▶ WORK TO BE COMPLETED
Quote the records in full and leave their pictures out.

▶ RECORDS FOR THE TASK
***
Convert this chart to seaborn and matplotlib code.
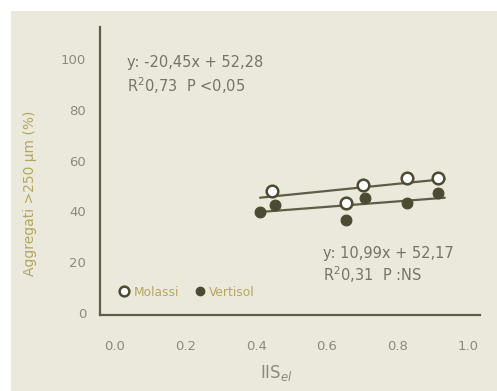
import numpy as np
import pandas as pd
import seaborn as sns
import matplotlib
matplotlib.use("Agg")
import matplotlib.pyplot as plt
from matplotlib.patches import Rectangle
from matplotlib.lines import Line2D

# Aggregate stability vs. IIS index for two soils
molassi_x = [0.444, 0.654, 0.702, 0.827, 0.914]
molassi_y = [48.2, 43.2, 50.4, 53.0, 53.0]
vertisol_x = [0.411, 0.454, 0.654, 0.709, 0.827, 0.914]
vertisol_y = [39.9, 42.5, 36.6, 45.2, 43.4, 47.1]

x_ticks = [0.0, 0.2, 0.4, 0.6, 0.8, 1.0]
x_tick_labels = ["0.0", "0.2", "0.4", "0.6", "0.8", "1.0"]
y_ticks = [0, 20, 40, 60, 80, 100]

eq_molassi = ["y: -20,45x + 52,28", "R$^2$0,73  P <0,05"]
eq_vertisol = ["y: 10,99x + 52,17", "R$^2$0,31  P :NS"]

BG = "#ebe9dc"
AXIS = "#5e5d45"
DARK = "#4b4a32"
TEXT = "#75746a"
TICKTXT = "#8b8a80"
GOLD = "#b3a75f"

sns.set_theme(style="white")
plt.rcParams["font.family"] = ["DejaVu Sans"]

fig = plt.figure(figsize=(4.97, 3.91), dpi=100, facecolor="white")
fig.patches.append(Rectangle((11 / 497, 0), 1 - 11 / 497, 1 - 11 / 391,
                             transform=fig.transFigure, facecolor=BG,
                             edgecolor="none", zorder=-10))
ax = fig.add_axes([100 / 497, 1 - 315 / 391, 380 / 497, 288 / 391])
ax.set_facecolor(BG)
ax.patch.set_alpha(0)

df_m = pd.DataFrame({"x": molassi_x, "y": molassi_y})
df_v = pd.DataFrame({"x": vertisol_x, "y": vertisol_y})

# regression lines over the common x range of the data
x_lo = min(molassi_x + vertisol_x)
x_hi = max(molassi_x + vertisol_x) + 0.02
for d in (df_m, df_v):
    k, b = np.polyfit(d["x"], d["y"], 1)
    xs = np.array([x_lo, x_hi])
    sns.lineplot(x=xs, y=k * xs + b, ax=ax, color=AXIS, lw=1.6, zorder=2)

sns.scatterplot(data=df_v, x="x", y="y", ax=ax, s=60, color=DARK,
                edgecolor=DARK, linewidth=0.8, zorder=3)
sns.scatterplot(data=df_m, x="x", y="y", ax=ax, s=70, facecolor="white",
                edgecolor=DARK, linewidth=1.8, zorder=4)

ax.set_xlim(-0.0425, 1.034)
ax.set_ylim(-0.8, 112.6)
ax.set_xticks(x_ticks)
ax.set_xticklabels(x_tick_labels)
ax.set_yticks(y_ticks)

for side in ("top", "right"):
    ax.spines[side].set_visible(False)
for side in ("left", "bottom"):
    ax.spines[side].set_color(AXIS)
    ax.spines[side].set_linewidth(1.6)

ax.tick_params(axis="both", which="major", direction="inout", length=4,
               width=1.0, color=AXIS, labelsize=9.5, labelcolor=TICKTXT)
ax.tick_params(axis="x", pad=16)
ax.tick_params(axis="y", pad=8)

ax.set_xlabel("IIS$_{el}$", fontsize=12, color=TICKTXT)
ax.xaxis.set_label_coords((276 - 100) / 380, -(373 - 315) / 288)
ax.xaxis.label.set_va("center")
ax.set_ylabel("Aggregati >250 μm (%)", fontsize=10, color=GOLD)
ax.yaxis.set_label_coords(-(100 - 30) / 380, (315 - 193) / 288)
ax.yaxis.label.set_va("center")

ax.text(0.034, 98.8, eq_molassi[0], fontsize=10.5, color=TEXT, va="center")
ax.text(0.034, 89.6, eq_molassi[1], fontsize=10.5, color=TEXT, va="center")
ax.text(0.59, 23.6, eq_vertisol[0], fontsize=10.5, color=TEXT, va="center")
ax.text(0.59, 15.0, eq_vertisol[1], fontsize=10.5, color=TEXT, va="center")

handles = [
    Line2D([], [], marker="o", ls="none", markersize=7, markerfacecolor="white",
           markeredgecolor=DARK, markeredgewidth=1.8, label="Molassi"),
    Line2D([], [], marker="o", ls="none", markersize=6, markerfacecolor=DARK,
           markeredgecolor=DARK, label="Vertisol"),
]
leg = ax.legend(handles=handles, loc="center left",
                bbox_to_anchor=((112 - 100) / 380, (315 - 292) / 288),
                ncol=2, frameon=False, fontsize=8.8, handletextpad=0.15,
                columnspacing=1.1, borderaxespad=0.0, handlelength=1.2)
for t in leg.get_texts():
    t.set_color(GOLD)

fig.savefig("out.png", dpi=100, facecolor="white")
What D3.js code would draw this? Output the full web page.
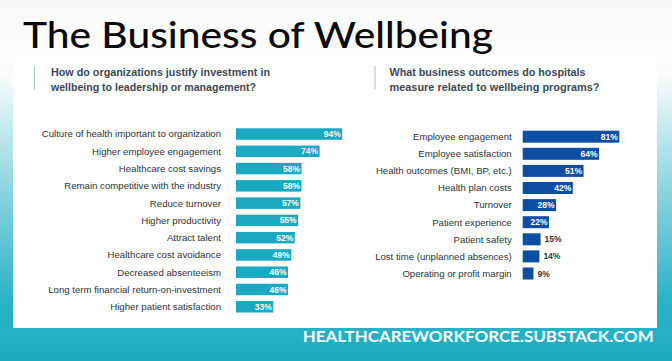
***
▶ FULL SOLUTION
Convert this chart to seaborn and matplotlib code.
import numpy as np
import pandas as pd
import seaborn as sns
import matplotlib
matplotlib.use("Agg")
import matplotlib.pyplot as plt
from matplotlib.patches import Rectangle
from matplotlib.lines import Line2D

# Aggregate stability vs. IIS index for two soils
molassi_x = [0.444, 0.654, 0.702, 0.827, 0.914]
molassi_y = [48.2, 43.2, 50.4, 53.0, 53.0]
vertisol_x = [0.411, 0.454, 0.654, 0.709, 0.827, 0.914]
vertisol_y = [39.9, 42.5, 36.6, 45.2, 43.4, 47.1]

x_ticks = [0.0, 0.2, 0.4, 0.6, 0.8, 1.0]
x_tick_labels = ["0.0", "0.2", "0.4", "0.6", "0.8", "1.0"]
y_ticks = [0, 20, 40, 60, 80, 100]

eq_molassi = ["y: -20,45x + 52,28", "R$^2$0,73  P <0,05"]
eq_vertisol = ["y: 10,99x + 52,17", "R$^2$0,31  P :NS"]

BG = "#ebe9dc"
AXIS = "#5e5d45"
DARK = "#4b4a32"
TEXT = "#75746a"
TICKTXT = "#8b8a80"
GOLD = "#b3a75f"

sns.set_theme(style="white")
plt.rcParams["font.family"] = ["DejaVu Sans"]

fig = plt.figure(figsize=(4.97, 3.91), dpi=100, facecolor="white")
fig.patches.append(Rectangle((11 / 497, 0), 1 - 11 / 497, 1 - 11 / 391,
                             transform=fig.transFigure, facecolor=BG,
                             edgecolor="none", zorder=-10))
ax = fig.add_axes([100 / 497, 1 - 315 / 391, 380 / 497, 288 / 391])
ax.set_facecolor(BG)
ax.patch.set_alpha(0)

df_m = pd.DataFrame({"x": molassi_x, "y": molassi_y})
df_v = pd.DataFrame({"x": vertisol_x, "y": vertisol_y})

# regression lines over the common x range of the data
x_lo = min(molassi_x + vertisol_x)
x_hi = max(molassi_x + vertisol_x) + 0.02
for d in (df_m, df_v):
    k, b = np.polyfit(d["x"], d["y"], 1)
    xs = np.array([x_lo, x_hi])
    sns.lineplot(x=xs, y=k * xs + b, ax=ax, color=AXIS, lw=1.6, zorder=2)

sns.scatterplot(data=df_v, x="x", y="y", ax=ax, s=60, color=DARK,
                edgecolor=DARK, linewidth=0.8, zorder=3)
sns.scatterplot(data=df_m, x="x", y="y", ax=ax, s=70, facecolor="white",
                edgecolor=DARK, linewidth=1.8, zorder=4)

ax.set_xlim(-0.0425, 1.034)
ax.set_ylim(-0.8, 112.6)
ax.set_xticks(x_ticks)
ax.set_xticklabels(x_tick_labels)
ax.set_yticks(y_ticks)

for side in ("top", "right"):
    ax.spines[side].set_visible(False)
for side in ("left", "bottom"):
    ax.spines[side].set_color(AXIS)
    ax.spines[side].set_linewidth(1.6)

ax.tick_params(axis="both", which="major", direction="inout", length=4,
               width=1.0, color=AXIS, labelsize=9.5, labelcolor=TICKTXT)
ax.tick_params(axis="x", pad=16)
ax.tick_params(axis="y", pad=8)

ax.set_xlabel("IIS$_{el}$", fontsize=12, color=TICKTXT)
ax.xaxis.set_label_coords((276 - 100) / 380, -(373 - 315) / 288)
ax.xaxis.label.set_va("center")
ax.set_ylabel("Aggregati >250 μm (%)", fontsize=10, color=GOLD)
ax.yaxis.set_label_coords(-(100 - 30) / 380, (315 - 193) / 288)
ax.yaxis.label.set_va("center")

ax.text(0.034, 98.8, eq_molassi[0], fontsize=10.5, color=TEXT, va="center")
ax.text(0.034, 89.6, eq_molassi[1], fontsize=10.5, color=TEXT, va="center")
ax.text(0.59, 23.6, eq_vertisol[0], fontsize=10.5, color=TEXT, va="center")
ax.text(0.59, 15.0, eq_vertisol[1], fontsize=10.5, color=TEXT, va="center")

handles = [
    Line2D([], [], marker="o", ls="none", markersize=7, markerfacecolor="white",
           markeredgecolor=DARK, markeredgewidth=1.8, label="Molassi"),
    Line2D([], [], marker="o", ls="none", markersize=6, markerfacecolor=DARK,
           markeredgecolor=DARK, label="Vertisol"),
]
leg = ax.legend(handles=handles, loc="center left",
                bbox_to_anchor=((112 - 100) / 380, (315 - 292) / 288),
                ncol=2, frameon=False, fontsize=8.8, handletextpad=0.15,
                columnspacing=1.1, borderaxespad=0.0, handlelength=1.2)
for t in leg.get_texts():
    t.set_color(GOLD)

fig.savefig("out.png", dpi=100, facecolor="white")
What D3.js code would draw this? Output the full web page.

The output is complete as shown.